(DATA EXCERPT)
● ● ● ● ●
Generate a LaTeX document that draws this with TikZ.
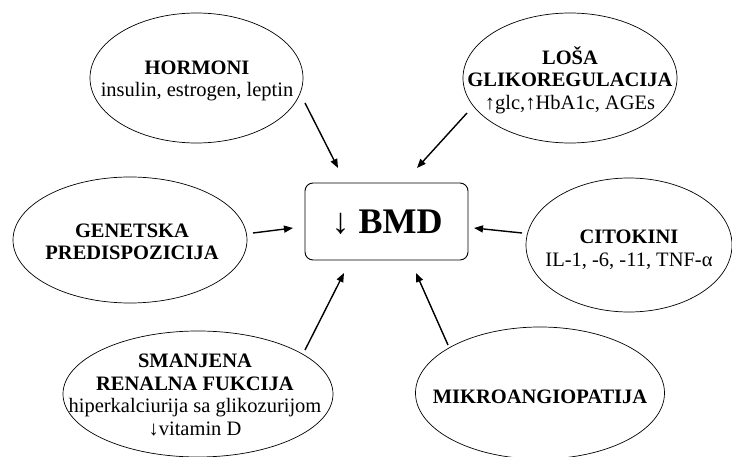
\documentclass[tikz,border=0pt]{standalone}
\usepackage{fontspec}
\setmainfont{Liberation Serif}
\usetikzlibrary{shapes.geometric,arrows.meta}
\tikzset{
  oval/.style={draw, ellipse, inner sep=0pt, outer sep=0pt, line width=0.7pt},
  txt/.style={align=center, inner sep=0pt, font=\fontsize{20.5}{22.5}\selectfont},
  bmdbox/.style={draw, rounded corners=8pt, line width=0.9pt, inner sep=0pt,
    minimum width=163pt, minimum height=77pt},
  arr/.style={line width=1.4pt, -{Triangle[length=9pt,width=7pt]}}
}
\begin{document}
\begin{tikzpicture}[x=1pt,y=-1pt]
\useasboundingbox (0,0) rectangle (732,457);
% central box
\node[bmdbox] (bmd) at (386.5,221.5) {};
\node[inner sep=0pt, font=\fontsize{36}{40}\selectfont] (bmdt) at (387,222) {↓ \textbf{BMD}};
% ellipses
\node[oval, minimum width=213pt, minimum height=130pt] (hor) at (196.5,78) {};
\node[txt] (hort) at (197,81) {\textbf{HORMONI}\\insulin, estrogen, leptin};
\node[oval, minimum width=214pt, minimum height=130pt] (glk) at (570,78) {};
\node[txt] (glkt) at (570,80) {\textbf{LOŠA}\\\textbf{GLIKOREGULACIJA}\\↑glc,↑HbA1c, AGEs};
\node[oval, minimum width=234pt, minimum height=126pt] (gen) at (130,240) {};
\node[txt] (gent) at (132,242) {\textbf{GENETSKA}\\\textbf{PREDISPOZICIJA}};
\node[oval, minimum width=206pt, minimum height=134pt] (cit) at (629,245) {};
\node[txt] (citt) at (629,250) {\textbf{CITOKINI}\\IL-1, -6, -11, TNF-α};
\node[oval, minimum width=270pt, minimum height=126pt] (ren) at (198,394) {};
\node[txt] (rent) at (195,395) {\textbf{SMANJENA}\\\textbf{RENALNA FUKCIJA}\\hiperkalciurija sa glikozurijom\\↓vitamin D};
\node[oval, minimum width=249pt, minimum height=132pt] (mik) at (540,393) {};
\node[txt] (mikt) at (540,397) {\textbf{MIKROANGIOPATIJA}};
% arrow end points
\coordinate (h1) at (305,103); \coordinate (h2) at (338,168);
\coordinate (g1) at (467,113); \coordinate (g2) at (417,168);
\coordinate (e1) at (253,233); \coordinate (e2) at (293,228);
\coordinate (c1) at (522,233); \coordinate (c2) at (474,228);
\coordinate (r1) at (305,350); \coordinate (r2) at (344,273);
\coordinate (m1) at (448,345); \coordinate (m2) at (416,273);
\draw[arr] (h1) -- (h2);
\draw[arr] (g1) -- (g2);
\draw[arr] (e1) -- (e2);
\draw[arr] (c1) -- (c2);
\draw[arr] (r1) -- (r2);
\draw[arr] (m1) -- (m2);
\end{tikzpicture}
\end{document}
● ● ● ● ●
(WRITTEN EXERCISE) Repeat the data exactly, excluding the pictures.

(EXERCISE RESULT)
Generate a LaTeX document that draws this with TikZ.
\documentclass[tikz,border=0pt]{standalone}
\usepackage{fontspec}
\setmainfont{Liberation Serif}
\usetikzlibrary{shapes.geometric,arrows.meta}
\tikzset{
  oval/.style={draw, ellipse, inner sep=0pt, outer sep=0pt, line width=0.7pt},
  txt/.style={align=center, inner sep=0pt, font=\fontsize{20.5}{22.5}\selectfont},
  bmdbox/.style={draw, rounded corners=8pt, line width=0.9pt, inner sep=0pt,
    minimum width=163pt, minimum height=77pt},
  arr/.style={line width=1.4pt, -{Triangle[length=9pt,width=7pt]}}
}
\begin{document}
\begin{tikzpicture}[x=1pt,y=-1pt]
\useasboundingbox (0,0) rectangle (732,457);
% central box
\node[bmdbox] (bmd) at (386.5,221.5) {};
\node[inner sep=0pt, font=\fontsize{36}{40}\selectfont] (bmdt) at (387,222) {↓ \textbf{BMD}};
% ellipses
\node[oval, minimum width=213pt, minimum height=130pt] (hor) at (196.5,78) {};
\node[txt] (hort) at (197,81) {\textbf{HORMONI}\\insulin, estrogen, leptin};
\node[oval, minimum width=214pt, minimum height=130pt] (glk) at (570,78) {};
\node[txt] (glkt) at (570,80) {\textbf{LOŠA}\\\textbf{GLIKOREGULACIJA}\\↑glc,↑HbA1c, AGEs};
\node[oval, minimum width=234pt, minimum height=126pt] (gen) at (130,240) {};
\node[txt] (gent) at (132,242) {\textbf{GENETSKA}\\\textbf{PREDISPOZICIJA}};
\node[oval, minimum width=206pt, minimum height=134pt] (cit) at (629,245) {};
\node[txt] (citt) at (629,250) {\textbf{CITOKINI}\\IL-1, -6, -11, TNF-α};
\node[oval, minimum width=270pt, minimum height=126pt] (ren) at (198,394) {};
\node[txt] (rent) at (195,395) {\textbf{SMANJENA}\\\textbf{RENALNA FUKCIJA}\\hiperkalciurija sa glikozurijom\\↓vitamin D};
\node[oval, minimum width=249pt, minimum height=132pt] (mik) at (540,393) {};
\node[txt] (mikt) at (540,397) {\textbf{MIKROANGIOPATIJA}};
% arrow end points
\coordinate (h1) at (305,103); \coordinate (h2) at (338,168);
\coordinate (g1) at (467,113); \coordinate (g2) at (417,168);
\coordinate (e1) at (253,233); \coordinate (e2) at (293,228);
\coordinate (c1) at (522,233); \coordinate (c2) at (474,228);
\coordinate (r1) at (305,350); \coordinate (r2) at (344,273);
\coordinate (m1) at (448,345); \coordinate (m2) at (416,273);
\draw[arr] (h1) -- (h2);
\draw[arr] (g1) -- (g2);
\draw[arr] (e1) -- (e2);
\draw[arr] (c1) -- (c2);
\draw[arr] (r1) -- (r2);
\draw[arr] (m1) -- (m2);
\end{tikzpicture}
\end{document}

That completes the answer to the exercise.